All this in slightly over an hour. And without a single courtroom scene.
Let's think about this for a second. The film is called "Lawyer Man," (a terrible title), the film centers on 2 or 3 important trials, William Powell gives 2 or 3 long speeches...and none of this happens in a court room! There's some forced comedy about an Italian immigrant trying to talk his way into the courtroom for an important case, but the guard won't let him, nor the audience inside.
Imagine what Sydney Lumet and Al Pacino could do with this.
Powell gets his revenge on those who wronged him, but we never see it. It would dull the enjoyment of any revenge movie.
Warner Bros. is treading Dashiell Hammett territory, the movie looks like the Cliffs Notes version of "The Glass Key." There's lots of big city corruption, but unlike the protagonist in "The Glass Key," William Powell is never in any danger.
Anything with Powell though is worth watching, it's just unusual to see him unable to breathe little more motivation into this character.
Tuesday, December 10, 2013
Back in the 70s, Star Trek fan fiction was spread around by mimeograph sheets (ask your grandparents). Now, the fans make $100,000 semi-pro movies with actual cast members, all funded by internet donations. It's crazy! And often very good.
I inadvertently stumbled upon the fan film "Gods and Men," and after a clunky beginning, it got better. It's an alternate timeline story, the type of which we've seen before, and it has the dream mash-up of (spoiler) Charlie X and Gary Mitchell beating each other up! A fan's dream come true. It also features the destruction of Vulcan two years before the rebooted Star Trek film did it.
Trek veterans Walter Keonig, Nichelle Nichols, Garrett Wang, Alan Ruck, Grace Lee Whitney, Tim Russ (and a few red shirt-types) all reprise their roles. Charlie X and Gary Mitchell are played by character actors who both do exceptional jobs.

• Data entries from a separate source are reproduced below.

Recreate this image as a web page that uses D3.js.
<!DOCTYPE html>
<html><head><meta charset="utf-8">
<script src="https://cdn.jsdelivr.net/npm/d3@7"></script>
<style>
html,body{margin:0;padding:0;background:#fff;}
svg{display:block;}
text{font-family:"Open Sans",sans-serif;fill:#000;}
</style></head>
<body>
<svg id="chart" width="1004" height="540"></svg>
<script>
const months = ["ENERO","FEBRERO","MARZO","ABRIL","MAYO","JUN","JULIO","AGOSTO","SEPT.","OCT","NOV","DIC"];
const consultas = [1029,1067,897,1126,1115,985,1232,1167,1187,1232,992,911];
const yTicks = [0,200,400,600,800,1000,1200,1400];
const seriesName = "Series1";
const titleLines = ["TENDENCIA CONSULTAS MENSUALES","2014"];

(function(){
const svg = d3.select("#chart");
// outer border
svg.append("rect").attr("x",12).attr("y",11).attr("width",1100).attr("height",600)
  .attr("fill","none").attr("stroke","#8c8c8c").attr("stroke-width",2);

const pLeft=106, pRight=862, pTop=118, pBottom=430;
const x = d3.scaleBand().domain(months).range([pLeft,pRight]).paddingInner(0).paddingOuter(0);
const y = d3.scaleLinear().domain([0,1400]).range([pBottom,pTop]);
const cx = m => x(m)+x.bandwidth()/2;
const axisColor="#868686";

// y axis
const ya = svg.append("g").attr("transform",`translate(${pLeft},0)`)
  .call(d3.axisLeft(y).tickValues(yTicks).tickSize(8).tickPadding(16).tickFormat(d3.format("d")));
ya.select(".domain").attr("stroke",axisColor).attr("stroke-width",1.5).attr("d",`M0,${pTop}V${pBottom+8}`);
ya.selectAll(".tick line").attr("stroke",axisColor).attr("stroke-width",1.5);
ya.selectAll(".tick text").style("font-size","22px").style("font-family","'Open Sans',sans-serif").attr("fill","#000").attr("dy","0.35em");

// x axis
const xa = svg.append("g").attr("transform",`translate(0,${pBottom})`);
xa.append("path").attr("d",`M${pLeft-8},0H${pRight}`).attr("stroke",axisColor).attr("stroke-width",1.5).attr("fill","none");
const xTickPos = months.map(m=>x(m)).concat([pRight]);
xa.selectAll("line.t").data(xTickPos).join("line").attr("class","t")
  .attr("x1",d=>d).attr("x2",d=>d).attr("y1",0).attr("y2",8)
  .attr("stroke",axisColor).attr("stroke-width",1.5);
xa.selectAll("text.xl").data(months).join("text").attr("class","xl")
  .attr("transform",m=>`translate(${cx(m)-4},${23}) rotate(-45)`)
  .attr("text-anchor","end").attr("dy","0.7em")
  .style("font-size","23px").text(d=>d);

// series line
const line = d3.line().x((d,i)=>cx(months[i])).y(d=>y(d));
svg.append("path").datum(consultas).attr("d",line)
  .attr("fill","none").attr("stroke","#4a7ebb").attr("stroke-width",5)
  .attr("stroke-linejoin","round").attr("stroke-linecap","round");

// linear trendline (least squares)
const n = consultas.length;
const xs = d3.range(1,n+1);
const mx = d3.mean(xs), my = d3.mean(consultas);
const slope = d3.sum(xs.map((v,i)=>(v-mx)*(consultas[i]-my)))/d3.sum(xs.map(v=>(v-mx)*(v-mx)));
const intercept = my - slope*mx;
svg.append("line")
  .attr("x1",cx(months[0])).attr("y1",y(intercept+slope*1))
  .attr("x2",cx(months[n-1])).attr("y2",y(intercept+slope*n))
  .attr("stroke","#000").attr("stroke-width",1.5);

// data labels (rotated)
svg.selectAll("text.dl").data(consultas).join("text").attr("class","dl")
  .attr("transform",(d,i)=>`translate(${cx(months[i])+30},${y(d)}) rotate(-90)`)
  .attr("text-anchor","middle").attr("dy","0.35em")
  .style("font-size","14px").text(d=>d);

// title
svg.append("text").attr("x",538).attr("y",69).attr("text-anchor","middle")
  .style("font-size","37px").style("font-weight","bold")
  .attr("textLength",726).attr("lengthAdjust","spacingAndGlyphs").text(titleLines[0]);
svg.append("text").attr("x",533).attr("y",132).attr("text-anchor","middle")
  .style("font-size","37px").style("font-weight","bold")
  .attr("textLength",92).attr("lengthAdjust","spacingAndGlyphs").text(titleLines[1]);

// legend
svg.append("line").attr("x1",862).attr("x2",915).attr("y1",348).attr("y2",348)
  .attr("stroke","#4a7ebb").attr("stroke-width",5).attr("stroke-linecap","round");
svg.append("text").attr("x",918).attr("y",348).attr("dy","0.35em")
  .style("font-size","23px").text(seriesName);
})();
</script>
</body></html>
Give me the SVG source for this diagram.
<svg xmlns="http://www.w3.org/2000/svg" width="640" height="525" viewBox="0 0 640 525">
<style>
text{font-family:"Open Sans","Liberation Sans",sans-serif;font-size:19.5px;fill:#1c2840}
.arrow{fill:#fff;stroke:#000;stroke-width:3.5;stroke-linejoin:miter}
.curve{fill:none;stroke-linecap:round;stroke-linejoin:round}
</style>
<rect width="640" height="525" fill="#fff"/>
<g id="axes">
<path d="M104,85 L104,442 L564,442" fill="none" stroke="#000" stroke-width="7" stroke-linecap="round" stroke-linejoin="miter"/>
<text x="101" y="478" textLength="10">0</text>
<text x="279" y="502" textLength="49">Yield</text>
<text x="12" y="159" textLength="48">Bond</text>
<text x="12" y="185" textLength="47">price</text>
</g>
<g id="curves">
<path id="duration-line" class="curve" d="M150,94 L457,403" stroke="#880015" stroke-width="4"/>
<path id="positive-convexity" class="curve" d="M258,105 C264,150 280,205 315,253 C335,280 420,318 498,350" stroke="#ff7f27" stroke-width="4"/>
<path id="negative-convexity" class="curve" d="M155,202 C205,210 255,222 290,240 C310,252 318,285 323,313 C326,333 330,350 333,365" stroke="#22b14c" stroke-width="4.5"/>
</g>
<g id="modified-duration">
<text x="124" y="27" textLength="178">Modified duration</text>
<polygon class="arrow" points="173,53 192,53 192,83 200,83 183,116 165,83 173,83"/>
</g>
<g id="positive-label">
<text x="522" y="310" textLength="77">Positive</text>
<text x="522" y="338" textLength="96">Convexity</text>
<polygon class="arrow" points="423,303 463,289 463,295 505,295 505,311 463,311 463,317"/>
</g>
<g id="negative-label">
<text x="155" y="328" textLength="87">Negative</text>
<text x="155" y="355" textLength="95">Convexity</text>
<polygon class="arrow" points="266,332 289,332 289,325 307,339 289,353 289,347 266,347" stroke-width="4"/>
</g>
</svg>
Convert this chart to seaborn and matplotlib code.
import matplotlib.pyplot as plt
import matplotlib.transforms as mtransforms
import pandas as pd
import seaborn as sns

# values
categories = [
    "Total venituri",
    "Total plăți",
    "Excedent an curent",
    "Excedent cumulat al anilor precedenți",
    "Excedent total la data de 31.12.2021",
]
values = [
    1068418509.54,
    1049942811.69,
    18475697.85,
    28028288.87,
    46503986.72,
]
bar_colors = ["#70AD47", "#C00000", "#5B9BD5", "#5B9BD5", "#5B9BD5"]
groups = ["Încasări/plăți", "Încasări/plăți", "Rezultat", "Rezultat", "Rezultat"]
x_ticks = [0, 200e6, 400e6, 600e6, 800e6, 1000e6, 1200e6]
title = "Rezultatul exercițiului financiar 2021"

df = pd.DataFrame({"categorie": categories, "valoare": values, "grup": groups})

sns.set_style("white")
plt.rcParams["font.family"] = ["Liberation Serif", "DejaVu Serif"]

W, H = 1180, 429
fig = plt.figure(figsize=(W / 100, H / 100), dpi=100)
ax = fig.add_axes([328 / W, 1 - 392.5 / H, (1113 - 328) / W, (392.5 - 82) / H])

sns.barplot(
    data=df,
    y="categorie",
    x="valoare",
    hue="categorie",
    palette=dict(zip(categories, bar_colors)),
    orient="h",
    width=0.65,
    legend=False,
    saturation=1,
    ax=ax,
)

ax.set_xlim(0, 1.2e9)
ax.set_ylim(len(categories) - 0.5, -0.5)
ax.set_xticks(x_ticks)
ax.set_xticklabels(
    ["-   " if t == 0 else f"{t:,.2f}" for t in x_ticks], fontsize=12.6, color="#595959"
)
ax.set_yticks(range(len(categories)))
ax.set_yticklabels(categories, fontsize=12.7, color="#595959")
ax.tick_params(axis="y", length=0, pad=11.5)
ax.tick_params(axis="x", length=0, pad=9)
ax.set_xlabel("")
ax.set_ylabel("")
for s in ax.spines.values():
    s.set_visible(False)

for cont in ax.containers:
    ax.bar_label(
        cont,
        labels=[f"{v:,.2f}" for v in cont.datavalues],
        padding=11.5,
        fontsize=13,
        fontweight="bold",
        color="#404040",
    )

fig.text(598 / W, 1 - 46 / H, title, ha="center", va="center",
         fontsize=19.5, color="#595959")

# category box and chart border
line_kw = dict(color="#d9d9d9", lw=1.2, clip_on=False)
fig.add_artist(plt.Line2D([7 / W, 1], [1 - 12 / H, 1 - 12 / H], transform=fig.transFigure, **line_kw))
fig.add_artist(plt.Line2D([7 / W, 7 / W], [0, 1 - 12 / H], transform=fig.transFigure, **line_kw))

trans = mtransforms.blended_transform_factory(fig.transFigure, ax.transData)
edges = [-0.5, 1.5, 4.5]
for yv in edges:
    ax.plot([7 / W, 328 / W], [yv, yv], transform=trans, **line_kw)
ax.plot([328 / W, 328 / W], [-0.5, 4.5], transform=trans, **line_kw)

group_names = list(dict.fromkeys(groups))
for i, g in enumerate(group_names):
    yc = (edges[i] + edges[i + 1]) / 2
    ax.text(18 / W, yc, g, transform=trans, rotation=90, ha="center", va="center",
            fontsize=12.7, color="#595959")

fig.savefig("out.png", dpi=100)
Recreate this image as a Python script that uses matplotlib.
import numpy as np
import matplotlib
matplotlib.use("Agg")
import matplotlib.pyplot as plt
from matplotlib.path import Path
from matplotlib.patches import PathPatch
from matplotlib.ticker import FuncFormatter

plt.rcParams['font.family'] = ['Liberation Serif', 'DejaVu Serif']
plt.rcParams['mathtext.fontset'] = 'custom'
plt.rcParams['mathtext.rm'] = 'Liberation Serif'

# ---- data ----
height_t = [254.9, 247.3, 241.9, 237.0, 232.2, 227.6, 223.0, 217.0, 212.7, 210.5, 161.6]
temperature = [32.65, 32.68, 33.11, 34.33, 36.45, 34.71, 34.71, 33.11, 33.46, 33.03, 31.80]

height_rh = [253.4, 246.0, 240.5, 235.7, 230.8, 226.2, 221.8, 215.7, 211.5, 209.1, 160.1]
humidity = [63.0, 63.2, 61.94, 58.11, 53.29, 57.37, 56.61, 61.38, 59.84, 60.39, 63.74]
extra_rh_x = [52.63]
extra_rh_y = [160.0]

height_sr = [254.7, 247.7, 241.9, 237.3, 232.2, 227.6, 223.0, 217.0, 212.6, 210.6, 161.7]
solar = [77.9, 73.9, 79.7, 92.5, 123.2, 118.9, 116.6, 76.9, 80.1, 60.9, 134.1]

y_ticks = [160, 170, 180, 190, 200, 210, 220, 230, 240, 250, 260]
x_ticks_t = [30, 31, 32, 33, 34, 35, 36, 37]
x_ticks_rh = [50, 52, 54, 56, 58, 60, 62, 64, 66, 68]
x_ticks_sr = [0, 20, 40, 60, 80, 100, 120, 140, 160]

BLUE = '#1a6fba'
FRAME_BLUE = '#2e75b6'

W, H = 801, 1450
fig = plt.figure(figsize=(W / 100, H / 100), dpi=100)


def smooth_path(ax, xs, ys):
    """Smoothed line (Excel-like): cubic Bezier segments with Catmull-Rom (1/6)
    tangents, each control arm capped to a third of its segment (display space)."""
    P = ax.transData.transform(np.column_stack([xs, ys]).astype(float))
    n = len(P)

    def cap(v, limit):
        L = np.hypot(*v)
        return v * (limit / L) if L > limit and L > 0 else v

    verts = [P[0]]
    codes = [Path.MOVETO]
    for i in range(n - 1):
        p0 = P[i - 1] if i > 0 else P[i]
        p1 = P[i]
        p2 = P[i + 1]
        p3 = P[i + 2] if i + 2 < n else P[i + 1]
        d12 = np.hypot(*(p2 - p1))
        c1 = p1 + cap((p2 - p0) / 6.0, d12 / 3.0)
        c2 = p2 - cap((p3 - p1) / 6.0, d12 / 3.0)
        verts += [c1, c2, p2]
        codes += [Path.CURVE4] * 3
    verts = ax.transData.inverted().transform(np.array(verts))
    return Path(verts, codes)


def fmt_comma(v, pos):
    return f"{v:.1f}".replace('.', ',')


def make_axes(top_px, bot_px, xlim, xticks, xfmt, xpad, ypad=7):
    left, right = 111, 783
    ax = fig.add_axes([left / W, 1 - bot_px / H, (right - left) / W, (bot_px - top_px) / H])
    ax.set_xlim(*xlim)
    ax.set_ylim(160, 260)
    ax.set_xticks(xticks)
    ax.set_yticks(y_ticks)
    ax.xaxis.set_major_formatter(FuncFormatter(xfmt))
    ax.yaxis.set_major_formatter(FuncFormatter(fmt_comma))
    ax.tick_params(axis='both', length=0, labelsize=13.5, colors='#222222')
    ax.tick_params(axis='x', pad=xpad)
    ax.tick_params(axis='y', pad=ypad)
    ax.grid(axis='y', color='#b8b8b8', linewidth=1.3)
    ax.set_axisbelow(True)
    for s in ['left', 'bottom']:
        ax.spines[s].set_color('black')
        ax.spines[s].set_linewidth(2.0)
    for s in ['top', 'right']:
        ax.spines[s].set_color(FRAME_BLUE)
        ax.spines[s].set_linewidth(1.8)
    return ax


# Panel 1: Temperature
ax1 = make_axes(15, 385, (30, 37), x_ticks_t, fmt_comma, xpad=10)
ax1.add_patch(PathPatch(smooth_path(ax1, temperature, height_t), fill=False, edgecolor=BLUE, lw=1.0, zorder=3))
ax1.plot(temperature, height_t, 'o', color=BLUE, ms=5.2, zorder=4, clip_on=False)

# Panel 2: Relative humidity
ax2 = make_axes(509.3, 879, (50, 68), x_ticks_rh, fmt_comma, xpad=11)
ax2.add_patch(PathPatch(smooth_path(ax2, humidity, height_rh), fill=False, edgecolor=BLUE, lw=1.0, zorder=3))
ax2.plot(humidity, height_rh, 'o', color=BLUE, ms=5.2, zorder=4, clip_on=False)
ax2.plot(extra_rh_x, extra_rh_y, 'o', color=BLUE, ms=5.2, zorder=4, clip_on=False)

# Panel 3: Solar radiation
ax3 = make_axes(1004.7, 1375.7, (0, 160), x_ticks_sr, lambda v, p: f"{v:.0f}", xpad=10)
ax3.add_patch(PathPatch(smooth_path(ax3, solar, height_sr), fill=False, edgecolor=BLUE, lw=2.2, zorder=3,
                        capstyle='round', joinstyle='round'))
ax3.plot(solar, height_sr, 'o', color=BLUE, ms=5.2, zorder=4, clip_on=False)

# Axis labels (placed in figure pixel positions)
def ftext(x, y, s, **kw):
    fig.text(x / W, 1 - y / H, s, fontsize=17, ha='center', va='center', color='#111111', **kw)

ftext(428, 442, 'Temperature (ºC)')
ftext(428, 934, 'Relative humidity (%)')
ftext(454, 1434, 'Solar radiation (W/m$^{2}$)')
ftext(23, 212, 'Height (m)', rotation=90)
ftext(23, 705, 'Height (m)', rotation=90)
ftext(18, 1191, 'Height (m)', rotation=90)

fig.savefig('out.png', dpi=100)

In the alternate timeline, Chekov is leading rebels in a takeover of the Enterprise now led by an evil Starfleet. It's Mirror Mirror, mixed with Space Seed, Wrath of Khan, and a bunch of other episodes. At the end there's a colossal spaceship battle which is awfully cool. Definitely a fan fantasy.
The drawbacks: The aforementioned clunky beginning. Clunky dialogue, clunky acting, clunky setup. (stick with it though). We need a 20 year moratorium on time travel, and the phrase "The needs of the many outweigh the needs of the few." Both have been way overused. (That being said, it was good to see the Time Guardian again). Also a major character has an unexplained change of heart which shifts everything.
I thought Charlie X had been retconned to be a member of the Q continuity. No difference, but Roddenberry did have a frequent reliance on god-like omnipotent characters.
The web pages of the creators say they're trying to make a pilot, I say CBS should pick it up, and make Alan Ruck the captain.